In an audit that covered the years between 2013 and 2015, "significant issues involving every aspect of Children Trust Fund Unit's operations," were found according to the Los Angeles County's Auditor-Controller's office.

The audit discovered that during the 2014 Spark of Love Toy Drive, the Children's Trust Fund received at least 44,000 toys to distribute among underserved children during the holiday season. However, at least $122,000 worth of those toys were given to ineligible organizations, and the fund's warehouse still contained another $70,000 toys remaining from prior events that were never handed out. 

Other issues discovered by the audit include:

Unaccounted for Donations

According to the report, the Children's Trust Fund did not record any ticket revenue from money they recieved from the One Child at a Time celebrity basketball game, despite a huge crowd in attendance. The Children's Trust Fund only reported $200 in revenue from the event. 

CTFU did not record any ticket revenue in County bank accounts from the 2013 One Child at a Time (One Child) celebrity basketball game. We noted that a crowd of people were in attendance (e.9., event pictures). ln addition, the only revenue recorded for the event were donations totaling approximately $200. We also identified some additional unaccounted for donations, totaling $22,200. lt should also be noted that CTFU employees created and marketed a One Child website separate from DCFS' website that instructed donors to send donations to a private post office box with checks made payable to "One Child at a Time." We did not identify a County business need for any of these practices

Fundraising Not Effective

Even when they were fundraising, apparently the people running the Children's Trust Fund weren't any good at it. 

Some of CTFU's fundraising events generate minimal income or result in losses. ln addition, DCFS' operating costs for CTFU are at least $380,000 more per year than the Unit actually generates in income. 

Camp Overpayments and lnappropriate Funding Use: 

Sending needy and foster youth to summer camp is a great way to help kids develop skills they may not have otherwise been able to in their current home situation. As it turned out, the Children's Trust Fund was paying for kids to go to camp that never showed up. 

We sampled records of 66 children for whom the Department pre-paid camp fees and identified $9,900 in payments for 28 children who did not appear to attend camp. We also noted that children inappropriately enrolled in more than one camp, camp fees were paid twice for the same youth, and the Department paid camp fees for children who did not meet the eligibility requirements established by the funding source. 

lnappropriate Event Ticket Distributions

You know how sometimes your friend will luck into some tickets? Apparently, nearly $21,000 in event tickets donated to the Children's Trust Fund never made it to kids. Instead, they were provided to 'outside agencies' instead of the DCFS's regional office where they were supposed to be sent. Nearly $12,000 in event tickets could not be accounted for at all. 

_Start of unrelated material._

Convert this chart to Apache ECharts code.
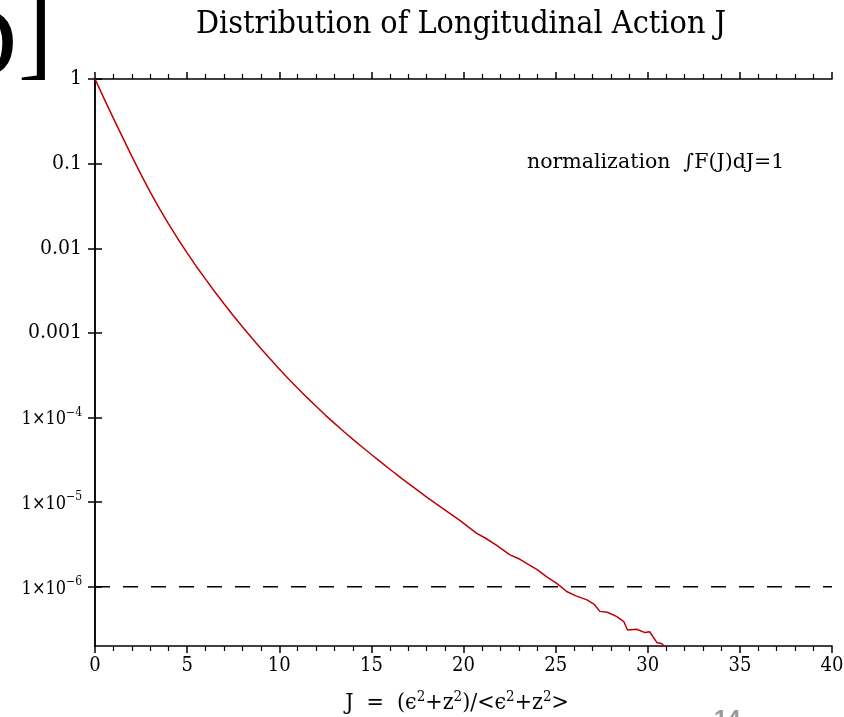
<!DOCTYPE html>
<html><head><meta charset="utf-8">
<script src="https://cdn.jsdelivr.net/npm/echarts@6/dist/echarts.min.js"></script>
<style>html,body{margin:0;padding:0;background:#fff;overflow:hidden}#c{width:844px;height:717px}</style>
</head><body><div id="c"></div>
<script>
// ---- data ----
const J = [0,0.5,1,1.5,2,2.5,3,3.5,4,4.5,5,5.5,6,6.5,7,7.5,8,8.5,9,9.5,10,10.5,11,11.5,12,12.5,13,13.5,14,14.5,15,15.5,16,16.5,17,17.5,18,18.5,19.1,19.8,20.7,21.2,21.8,22.5,23.0,23.4,24.0,24.5,25.0,25.3,25.6,26.1,26.7,27.1,27.4,27.8,28.3,28.7,28.9,29.4,29.85,30.1,30.5,30.75,30.95,31.2];
const F = [1,0.582,0.343,0.204,0.1216,0.0741,0.0462,0.0295,0.01928,0.01288,0.00881,0.00610,0.00432,0.00307,0.00221,0.00161,0.00118,0.000877,0.000655,0.000494,0.000375,0.000288,0.000222,0.000173,0.000136,0.000107,8.55e-5,6.85e-5,5.53e-5,4.49e-5,3.66e-5,2.99e-5,2.45e-5,2.02e-5,1.67e-5,1.39e-5,1.15e-5,9.62e-6,7.78e-6,6.10e-6,4.32e-6,3.75e-6,3.09e-6,2.40e-6,2.15e-6,1.91e-6,1.60e-6,1.32e-6,1.12e-6,1.0e-6,8.81e-7,7.82e-7,7.01e-7,6.2e-7,5.13e-7,5.01e-7,4.47e-7,3.89e-7,3.09e-7,3.16e-7,2.88e-7,2.95e-7,2.19e-7,2.14e-7,1.95e-7,1.8e-7];
const xRange = [0, 40];
const xTickValues = [0,5,10,15,20,25,30,35,40];
const yTickValues = [1e-6,1e-5,1e-4,1e-3,1e-2,1e-1,1];
const yTickLabels = ['1×10|−6','1×10|−5','1×10|−4','0.001','0.01','0.1','1'];
const refLevel = 1e-6;
const titleText = 'Distribution of Longitudinal Action J';
const noteText = 'normalization  ∫F(J)dJ=1';

// ---- chart ----
const SERIF = '"DejaVu Serif Condensed","DejaVu Serif",serif';
const chart = echarts.init(document.getElementById('c'), null, {renderer:'canvas'});
const axisLine = {show:true, lineStyle:{color:'#000', width:1.5}};
function yLabel(v){
  const i = yTickValues.findIndex(t => Math.abs(Math.log10(t) - Math.log10(v)) < 1e-6);
  if (i < 0) return '';
  const s = yTickLabels[i];
  if (s.indexOf('|') >= 0) { const p = s.split('|'); return '{b|' + p[0] + '}{s|' + p[1] + '}'; }
  return '{p|' + s + '}';
}
const yRich = {
  p:{fontFamily:SERIF, fontSize:21, color:'#000', lineHeight:22},
  b:{fontFamily:SERIF, fontSize:18, color:'#000', lineHeight:22, verticalAlign:'bottom'},
  s:{fontFamily:SERIF, fontSize:12, color:'#000', lineHeight:22, verticalAlign:'top'}
};
const xAxisBase = {type:'value', min:xRange[0], max:xRange[1], interval:5, axisLine:axisLine, splitLine:{show:false},
  axisTick:{show:true, inside:false, length:7, lineStyle:{color:'#000', width:1.5}},
  minorTick:{show:true, splitNumber:5, length:5, lineStyle:{color:'#000', width:1.2}}};
const yAxisBase = {type:'log', logBase:10, min:2e-7, max:1, axisLine:axisLine, splitLine:{show:false}, minorTick:{show:false},
  axisTick:{show:true, inside:false, length:7, customValues:yTickValues, lineStyle:{color:'#000', width:1.5}}};

chart.setOption({
  animation:false,
  backgroundColor:'#fff',
  grid:{left:95, right:12, top:79, bottom:71, containLabel:false, outerBoundsMode:'none'},
  title:{text:titleText, left:191, top:4, textStyle:{fontFamily:SERIF, fontSize:32, fontWeight:'normal', color:'#000'}},
  xAxis:[
    Object.assign({}, xAxisBase, {position:'bottom',
      axisLabel:{show:true, margin:10, fontFamily:SERIF, fontSize:20, color:'#000', customValues:xTickValues},
      name:'J  =  (ϵ{s|2}+z{s|2})/<ϵ{s|2}+z{s|2}>', nameLocation:'middle', nameGap:44,
      nameTextStyle:{fontFamily:SERIF, fontSize:23, color:'#000', padding:[0,13,0,0],
        rich:{s:{fontFamily:SERIF, fontSize:15, color:'#000', verticalAlign:'top', lineHeight:26}}}}),
    Object.assign({}, xAxisBase, {position:'top', axisLabel:{show:false}})
  ],
  yAxis:[
    Object.assign({}, yAxisBase, {position:'left',
      axisLabel:{show:true, margin:13, customValues:yTickValues, formatter:yLabel, rich:yRich}}),
    Object.assign({}, yAxisBase, {position:'right', axisLabel:{show:false}})
  ],
  graphic:[
    {type:'text', left:527, top:152, style:{text:noteText, fontFamily:'"DejaVu Serif",serif', fontSize:20.5, fill:'#000'}},
    {type:'text', right:827, top:-2, style:{text:'D', fontFamily:'"Liberation Serif",serif', fontSize:104, fill:'#000'}},
    {type:'text', left:18, top:-13, style:{text:']', fontFamily:'"Liberation Serif",serif', fontSize:104, fill:'#000'}},
    {type:'text', left:714, top:708, style:{text:'14', fontFamily:'"Liberation Sans",sans-serif', fontSize:24, fontWeight:'bold', fill:'#9a9a9a'}}
  ],
  series:[{
    type:'line', data:J.map((x,i)=>[x,F[i]]), showSymbol:false, clip:true, smooth:false, z:3,
    lineStyle:{color:'#c00000', width:1.5}, itemStyle:{color:'#c00000'}
  },{
    type:'line', data:xRange.map(x=>[x,refLevel]), showSymbol:false, silent:true, z:2,
    lineStyle:{color:'#000', width:1.5, type:[15,13]}, itemStyle:{color:'#000'}
  }]
});
</script></body></html>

CTFU occasionally receives donated event tickets (e.9., sporting events, amusement parks) that are supposed to be issued to DCFS' regional offices for distribution to children in DCFS' care. We identified $21,000 in event tickets that were issued to outside agencies instead of DCFS' regional offices. We also noted that CTFU staff could not account for $12,000 in missing event tickets.

The report goes on to recommend that given the 'serious and pervasive' nature of their findings, the Department should consider disbanding the Children's Trust Fund. 

The Los Angeles County Department of Children and Family Services created the Children's Trust Fund in 1968 to solicit donations, raise money and organize fundraising events.